One important characteristic of a set of data is its dispersion– basically, how much its values are spread out. So how do we stick a number to measure the dispersion of a set of data? Lets say that X is my set of data, and μ is my mean. Your first thought might be to calculate the average of the deviations of X from the mean. In other words, you’d calculate the mean of X-μ (if that makes sense). However, this results immediately in a problem. The negative deviations will exactly cancel the positive deviations, making this method always give you zero, no matter what the dispersion is. For the slightly more advanced math to prove it:

E(X-μ)=E(X)-μ=μ-μ=0, with E(X) being the expected value of X. If you don’t understand this and want me to explain, I can.

So this isn’t gonna work. At this point you may think “OK, so why don’t we just make all the deviations positive?” In other words, instead of using X-μ, why don’t we use |X-μ|, or the absolute value of X-μ? This turns out to work, and sometimes people do use it, but absolute values are really annoying mathematically. First, absolute value doesn’t have a simple arithmetic formula, so its always kinda clunky to express. Second, and perhaps more importantly, you can’t take the derivative or the integral of an absolute value function, which are two processes that are really useful in analyzing data. These two things together make the absolute value trick less appealing. So instead, we can square the deviations, which solves all of our problems (except one, which will be shown).

Thus, the variance is the average of the squared deviations from the mean. In other words, it is the mean of (X-μ)2 .

Now, if you’ve been following along, you may have noticed a problem. The units of variance are the square of the units from my original data. So if I have a set of data measuring inches, my variance, or measure of the dispersion, will awkwardly be in inches squared? This presents an obvious problem since it takes away most of the practical applications of the variance. Thus, in most of applied statistics, the solution is just to take the square root of the variance. This is the value that we call standard deviation.

Anonymous 0 Comments

Variance = Average distance from the mean.

Standard Deviation = The distance from mean that includes most of your data.

Anonymous 0 Comments

In a nutshell, variance is the average of all differences from the mean . If you have a large sample that’s very well dispersed around the mean, the variance can be big. Taking a square root of the variance basically standardizes the differences – and tells you how the whole group varies from the mean.

I think the easy way to think about this is length of snakes (my teacher used snakes because no one in the class had any idea how long an average snake is); their length is 160, 180, 300, 54 and 120 cm. Which of these snakes is “long”? The mean is 162.8. That’s not that far from 160, so does that mean 180 is a particularly long snake? Variance is 6559.4 – it just means there’s a lot of differences in the snakes’ lengths. Standard deviation is sqrt(6559.4)=80.9. So, assuming that all snakes are represented by the population above, all snakes between 81cm and 243cm (160.8+/- 80.9) are within the range of “standard” lengths, and there’s only one really long and one really short snake in your sample.

Anonymous 0 Comments

Variance is defined as the average of squared mean deviations for a population — e.g. for data *x_i* with mean *mu*, the difference between each *x_i* and *mu* is squared and added, and the result is then divided by the numbee of data (or that number minus one for samples).

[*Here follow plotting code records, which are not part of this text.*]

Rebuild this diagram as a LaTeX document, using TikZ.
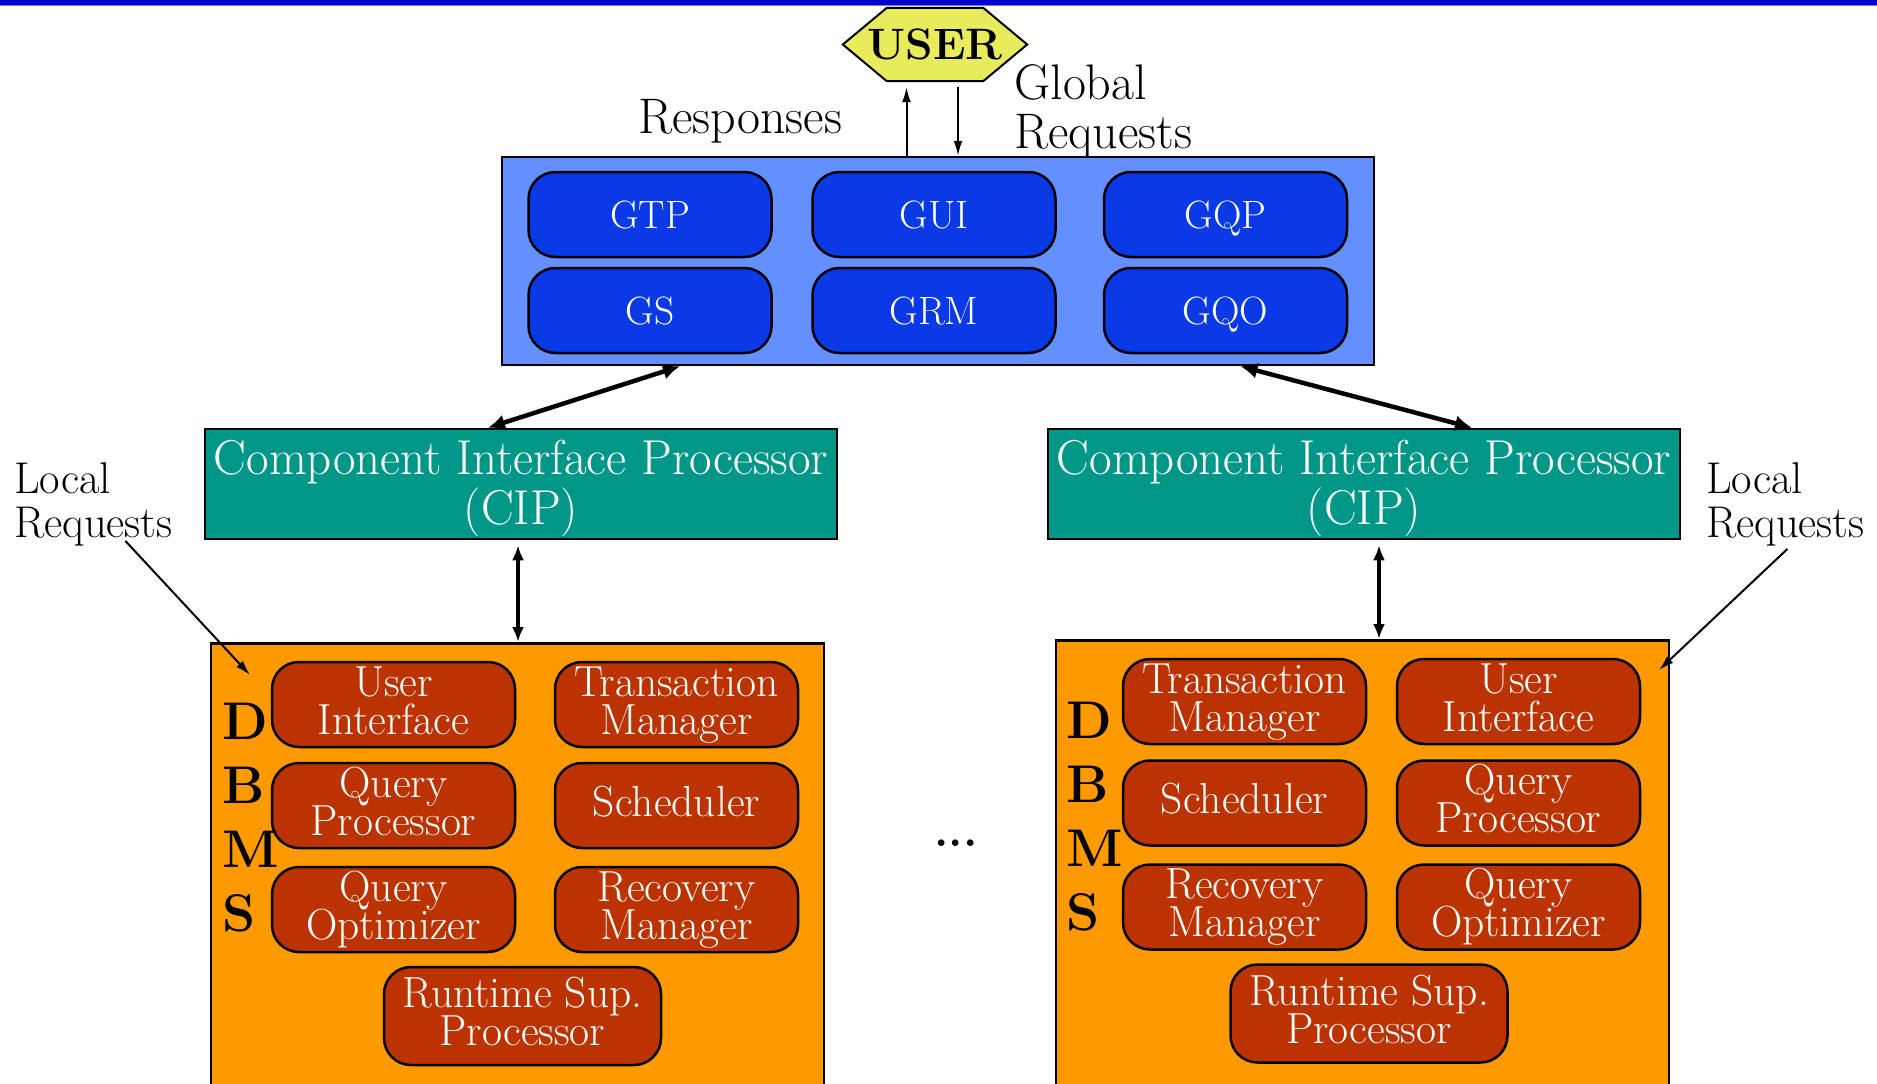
\documentclass[tikz,border=0pt]{standalone}
\usepackage{fontspec}
\usetikzlibrary{arrows.meta,backgrounds}

\definecolor{barblue}{RGB}{0,0,205}
\definecolor{barlight}{RGB}{120,120,240}
\definecolor{useryellow}{RGB}{232,236,92}
\definecolor{panelblue}{RGB}{100,143,255}
\definecolor{modblue}{RGB}{10,58,230}
\definecolor{cipteal}{RGB}{0,150,136}
\definecolor{dbmsorange}{RGB}{255,153,0}
\definecolor{modbrown}{RGB}{187,51,0}

% struts that fix the line boxes of the multi-line labels
\newcommand\lnstrut{\rule[-0.25em]{0pt}{1em}}
\newcommand\cipstrut{\rule[-0.2em]{0pt}{1.1em}}
% keep the set baselineskip even where the struts overlap
\newcommand\tightlines{\lineskiplimit=-100pt\lineskip=0pt}

\tikzset{
  userbox/.style={inner sep=0pt, minimum width=184pt, minimum height=73pt,
    text height=30pt, text depth=0pt, font=\fontsize{44}{48}\selectfont\bfseries},
  gpanelbox/.style={draw=black, line width=2.5pt, fill=panelblue, inner sep=0pt},
  gmod/.style={draw=black, line width=2.5pt, fill=modblue, rounded corners=27pt,
    minimum width=243pt, minimum height=85pt, inner sep=0pt, text=white,
    text height=27pt, text depth=0pt, font=\fontsize{39.5}{44}\selectfont},
  cipbox/.style={draw=black, line width=2.5pt, fill=cipteal, minimum width=632pt,
    minimum height=110pt, inner sep=0pt, text=white, align=center,
    font=\fontsize{49}{50}\selectfont\tightlines},
  dbmsbox/.style={draw=black, line width=2.5pt, fill=dbmsorange, minimum width=613pt,
    minimum height=500pt, inner sep=0pt, anchor=north},
  dmod/.style={draw=black, line width=2.5pt, fill=modbrown, rounded corners=27pt,
    minimum width=243pt, minimum height=85pt, inner sep=0pt, text=white, align=center,
    font=\fontsize{43.5}{38}\selectfont\tightlines},
  dwide/.style={dmod, minimum width=277pt, minimum height=98pt},
  dbmsletters/.style={inner sep=0pt, anchor=north west, align=left,
    font=\fontsize{53}{64}\selectfont\bfseries},
  lbl/.style={inner sep=0pt, align=left, font=\fontsize{50}{49}\selectfont\tightlines},
  loclbl/.style={inner sep=0pt, align=left, anchor=north west, font=\fontsize{44.5}{44}\selectfont\tightlines},
  arr/.style={line width=2pt, -{Latex[length=15pt,width=9pt]}},
  bigarr/.style={line width=4.5pt, {Latex[length=17pt,width=16pt]}-{Latex[length=17pt,width=16pt]}},
  vertarr/.style={line width=4pt, {Latex[length=15pt,width=12pt]}-{Latex[length=15pt,width=12pt]}},
}

\begin{document}
\begin{tikzpicture}[x=1pt,y=-1pt]
\useasboundingbox (0,0) rectangle (1877,1084);
\clip (0,0) rectangle (1877,1084);

% title rule along the top edge
\fill[barblue] (0,0) rectangle (1877,4.5);
\draw[barlight, line width=1pt] (0,5.3) -- (1877,5.3);

% user hexagon
\node[userbox] (user) at (935,44.5) {USER};
\begin{scope}[on background layer]
  \draw[fill=useryellow, line width=2pt, line join=miter]
    (user.west) -- ([xshift=44pt]user.north west) -- ([xshift=-44pt]user.north east)
    -- (user.east) -- ([xshift=-44pt]user.south east) -- ([xshift=44pt]user.south west) -- cycle;
\end{scope}

% global layer
\node[gpanelbox, minimum width=872pt, minimum height=208pt] (gpanel) at (938,261) {};
\node[gmod] (gtp) at (650,214.5) {GTP};
\node[gmod] (gui) at (934,214.5) {GUI};
\node[gmod] (gqp) at (1225.5,214.5) {GQP};
\node[gmod] (gs)  at (650,310.5) {GS};
\node[gmod] (grm) at (934,310.5) {GRM};
\node[gmod] (gqo) at (1225.5,310.5) {GQO};

\node[lbl, anchor=base west] (resp) at (638,133) {Responses};
\node[lbl, anchor=north west] (greq) at (1014,64) {Global\\Requests};

\coordinate (respTop) at ([xshift=-28.5pt]user.south);
\coordinate (reqTop) at ([xshift=23pt]user.south);
\draw[arr, shorten >=6pt] (respTop |- gpanel.north) -- (respTop);
\draw[arr, shorten <=6pt] (reqTop) -- (reqTop |- gpanel.north);

% component interface processors
\node[cipbox] (cipL) at (521,484) {\cipstrut Component Interface Processor\\\cipstrut (CIP)};
\node[cipbox] (cipR) at (1364,484) {\cipstrut Component Interface Processor\\\cipstrut (CIP)};

\coordinate (gsFoot) at ([xshift=30pt]gs.south);
\coordinate (gqoFoot) at ([xshift=15pt]gqo.south);
\coordinate (cipLTop) at ([xshift=-33pt]cipL.north);
\coordinate (cipRTop) at ([xshift=108pt]cipR.north);
\draw[bigarr] (gsFoot |- gpanel.south) -- (cipLTop);
\draw[bigarr] (gqoFoot |- gpanel.south) -- (cipRTop);

% local DBMS, left
\node[dbmsbox] (dbmsL) at (517.5,642) {};
\node[dmod] (uiL)  at (393.5,704.5) {\lnstrut User\\\lnstrut Interface};
\node[dmod] (tmL)  at (676.5,704.5) {\lnstrut Transaction\\\lnstrut Manager};
\node[dmod] (qpL)  at (393.5,805.5) {\lnstrut Query\\\lnstrut Processor};
\node[dmod] (schL) at (676.5,805.5) {\lnstrut Scheduler};
\node[dmod] (qoL)  at (393.5,909.5) {\lnstrut Query\\\lnstrut Optimizer};
\node[dmod] (rmL)  at (676.5,909.5) {\lnstrut Recovery\\\lnstrut Manager};
\node[dwide] (rspL) at (522.5,1016) {\lnstrut Runtime Sup.\\\lnstrut Processor};
\node[dbmsletters] (lettersL) at (222,703) {D\\B\\M\\S};

% local DBMS, right
\node[dbmsbox] (dbmsR) at (1362.5,639) {};
\node[dmod] (tmR)  at (1244.5,701.5) {\lnstrut Transaction\\\lnstrut Manager};
\node[dmod] (uiR)  at (1518.5,701.5) {\lnstrut User\\\lnstrut Interface};
\node[dmod] (schR) at (1244.5,803) {\lnstrut Scheduler};
\node[dmod] (qpR)  at (1518.5,803) {\lnstrut Query\\\lnstrut Processor};
\node[dmod] (rmR)  at (1244.5,907) {\lnstrut Recovery\\\lnstrut Manager};
\node[dmod] (qoR)  at (1518.5,907) {\lnstrut Query\\\lnstrut Optimizer};
\node[dwide] (rspR) at (1369,1013.5) {\lnstrut Runtime Sup.\\\lnstrut Processor};
\node[dbmsletters] (lettersR) at (1066,702) {D\\B\\M\\S};

% CIP <-> DBMS links
\coordinate (cipLFoot) at ([xshift=-3pt]cipL.south);
\coordinate (cipRFoot) at ([xshift=15pt]cipR.south);
\draw[vertarr, shorten <=5pt] (cipLFoot) -- (cipLFoot |- dbmsL.north);
\draw[vertarr, shorten <=5pt] (cipRFoot) -- (cipRFoot |- dbmsR.north);

% more sites
\node[inner sep=0pt, anchor=base, font=\fontsize{46}{50}\selectfont\bfseries] (more) at (956,846) {...};

% local requests
\node[loclbl] (locL) at (14,462) {Local\\Requests};
\node[loclbl] (locR) at (1706,462) {Local\\Requests};
\coordinate (locLTip) at (250,675);
\coordinate (locRTip) at (1659,670);
\draw[arr] ([xshift=32pt,yshift=5pt]locL.south) -- (locLTip);
\draw[arr] ([xshift=2pt,yshift=-3pt]locR.south) -- (locRTip);
\end{tikzpicture}
\end{document}
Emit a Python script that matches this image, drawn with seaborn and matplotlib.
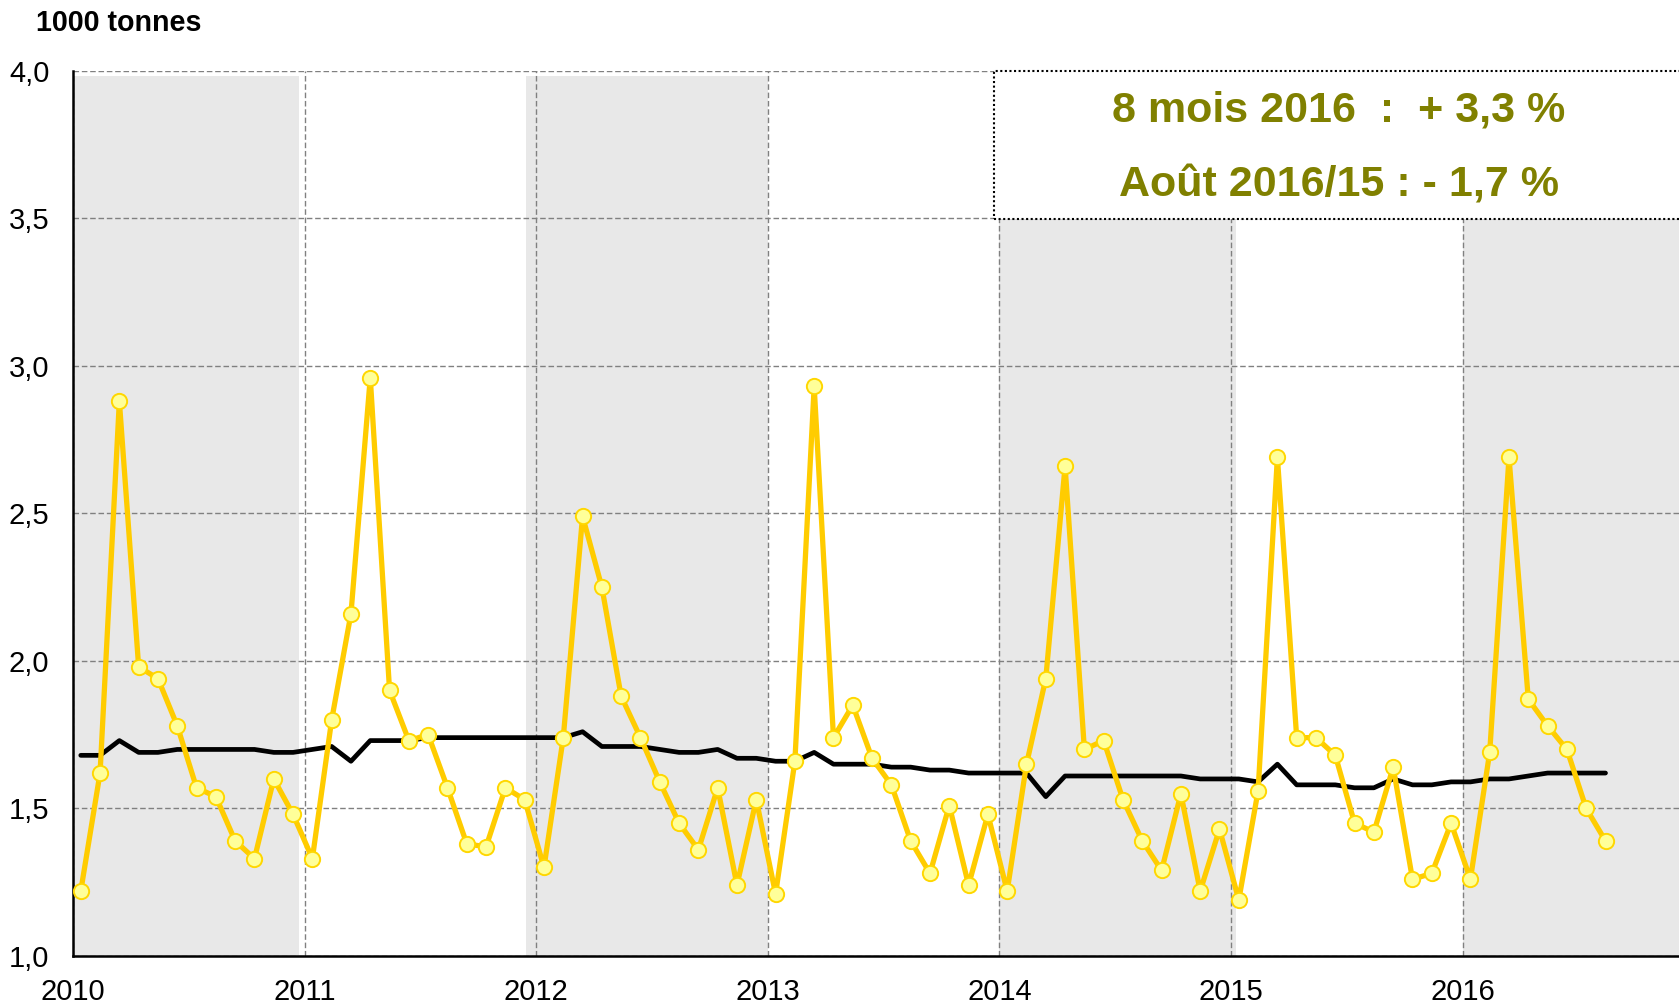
import numpy as np
import pandas as pd
import seaborn as sns
import matplotlib.pyplot as plt
from matplotlib.patches import Rectangle

# Monthly values, Jan 2010 -> Aug 2016 (1000 tonnes)
monthly = [
    1.22, 1.62, 2.88, 1.98, 1.94, 1.78, 1.57, 1.54, 1.39, 1.33, 1.60, 1.48,  # 2010
    1.33, 1.80, 2.16, 2.96, 1.90, 1.73, 1.75, 1.57, 1.38, 1.37, 1.57, 1.53,  # 2011
    1.30, 1.74, 2.49, 2.25, 1.88, 1.74, 1.59, 1.45, 1.36, 1.57, 1.24, 1.53,  # 2012
    1.21, 1.66, 2.93, 1.74, 1.85, 1.67, 1.58, 1.39, 1.28, 1.51, 1.24, 1.48,  # 2013
    1.22, 1.65, 1.94, 2.66, 1.70, 1.73, 1.53, 1.39, 1.29, 1.55, 1.22, 1.43,  # 2014
    1.19, 1.56, 2.69, 1.74, 1.74, 1.68, 1.45, 1.42, 1.64, 1.26, 1.28, 1.45,  # 2015
    1.26, 1.69, 2.69, 1.87, 1.78, 1.70, 1.50, 1.39,                          # 2016
]

# Moving average (black line)
moyenne = [
    1.68, 1.68, 1.73, 1.69, 1.69, 1.70, 1.70, 1.70, 1.70, 1.70, 1.69, 1.69,
    1.70, 1.71, 1.66, 1.73, 1.73, 1.73, 1.74, 1.74, 1.74, 1.74, 1.74, 1.74,
    1.74, 1.74, 1.76, 1.71, 1.71, 1.71, 1.70, 1.69, 1.69, 1.70, 1.67, 1.67,
    1.66, 1.66, 1.69, 1.65, 1.65, 1.65, 1.64, 1.64, 1.63, 1.63, 1.62, 1.62,
    1.62, 1.62, 1.54, 1.61, 1.61, 1.61, 1.61, 1.61, 1.61, 1.61, 1.60, 1.60,
    1.60, 1.59, 1.65, 1.58, 1.58, 1.58, 1.57, 1.57, 1.60, 1.58, 1.58, 1.59,
    1.59, 1.60, 1.60, 1.61, 1.62, 1.62, 1.62, 1.62,
]

years = [2010, 2011, 2012, 2013, 2014, 2015, 2016]
# gray background bands (start, end) in decimal years
shaded_spans = [(2010.0, 2010.976), (2011.955, 2013.0), (2014.0, 2015.02), (2016.0, 2017.0)]
y_ticks = [1.0, 1.5, 2.0, 2.5, 3.0, 3.5, 4.0]
box_lines = ["8 mois 2016  :  + 3,3 %", "Août 2016/15 : - 1,7 %"]

# x position of each month (decimal year)
x_pos = 2010 + (np.arange(len(monthly)) + 0.4) / 12
df = pd.DataFrame({"x": x_pos, "mensuel": monthly, "moyenne": moyenne})

sns.set_style("white")
plt.rcParams["font.family"] = ["Liberation Sans", "DejaVu Sans"]

fig = plt.figure(figsize=(16.79, 10.06), dpi=100)
ax = fig.add_axes([0.0435, 0.0497, 0.9565, 0.88])

for a, b in shaded_spans:
    ax.axvspan(a, b, ymin=0, ymax=0.994, color="#E8E8E8", lw=0, zorder=0)

sns.lineplot(data=df, x="x", y="moyenne", ax=ax, color="black", lw=3.4, zorder=3)
sns.lineplot(data=df, x="x", y="mensuel", ax=ax, color="#FFCC00", lw=3.8,
             marker="o", markersize=11, markerfacecolor="#FFFF99",
             markeredgecolor="#FFD700", markeredgewidth=1.4, zorder=4)

ax.set_xlim(2010, 2016.934)
ax.set_ylim(1.0, 4.0)
ax.set_xticks(years)
ax.set_xticklabels([str(y) for y in years], fontsize=21, color="black")
ax.set_yticks(y_ticks)
ax.set_yticklabels([f"{v:.1f}".replace(".", ",") for v in y_ticks], fontsize=21, color="black")
ax.set_xlabel("")
ax.set_ylabel("")

ax.grid(True, color="#808080", linestyle=(0, (4, 2)), lw=1.0)
ax.set_axisbelow(True)
for s in ["top", "right"]:
    ax.spines[s].set_visible(False)
for s in ["left", "bottom"]:
    ax.spines[s].set_color("black")
    ax.spines[s].set_linewidth(1.8)
ax.tick_params(axis="both", direction="out", length=6, width=1.5, color="black")
ax.tick_params(axis="y", pad=11)
ax.tick_params(axis="x", pad=10)

# annotation box
ax.add_patch(Rectangle((0.5735, 0.832), 0.43, 0.168, transform=ax.transAxes,
                       facecolor="white", edgecolor="black", lw=1.5,
                       linestyle=(0, (1, 1.2)), zorder=5, clip_on=False))
ax.text(0.788, 0.955, box_lines[0], transform=ax.transAxes, ha="center", va="center",
        fontsize=31, fontweight="bold", color="#808000", zorder=6)
ax.text(0.788, 0.870, box_lines[1], transform=ax.transAxes, ha="center", va="center",
        fontsize=31, fontweight="bold", color="#808000", zorder=6)

fig.text(0.0214, 0.969, "1000 tonnes", fontsize=20.6, fontweight="bold",
         ha="left", va="baseline", color="black")

fig.savefig("out.png", dpi=100)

This gives an idea of how much variation there is in the data, with the square eliminating negatives to give an idea of the variance in absolute terms.

Standard Deviation is the square root of the variance. This works out to give us a measure of *about how far from the mean* we can go and still contain a certain proportion of the data based on the underlying probability distribution (the *normal* or Gaussian distribution, here). For normally-distributed data, we can expect around 64% of observations to be within one standard deviation of the mean in both directions.

Anonymous 0 Comments

Since this is an ELI5 question, I’m going to spare you all of the complex formulas and whatnot.

Variance, is the square of the Standard Deviation.

Standard Deviation represents the distance of some observation from the average value known as the mean.

Mathematicians use Variance in order to eliminate negatives since as we all know, taking the square of a negative number eliminates the negative sign. This is mostly used for convenience.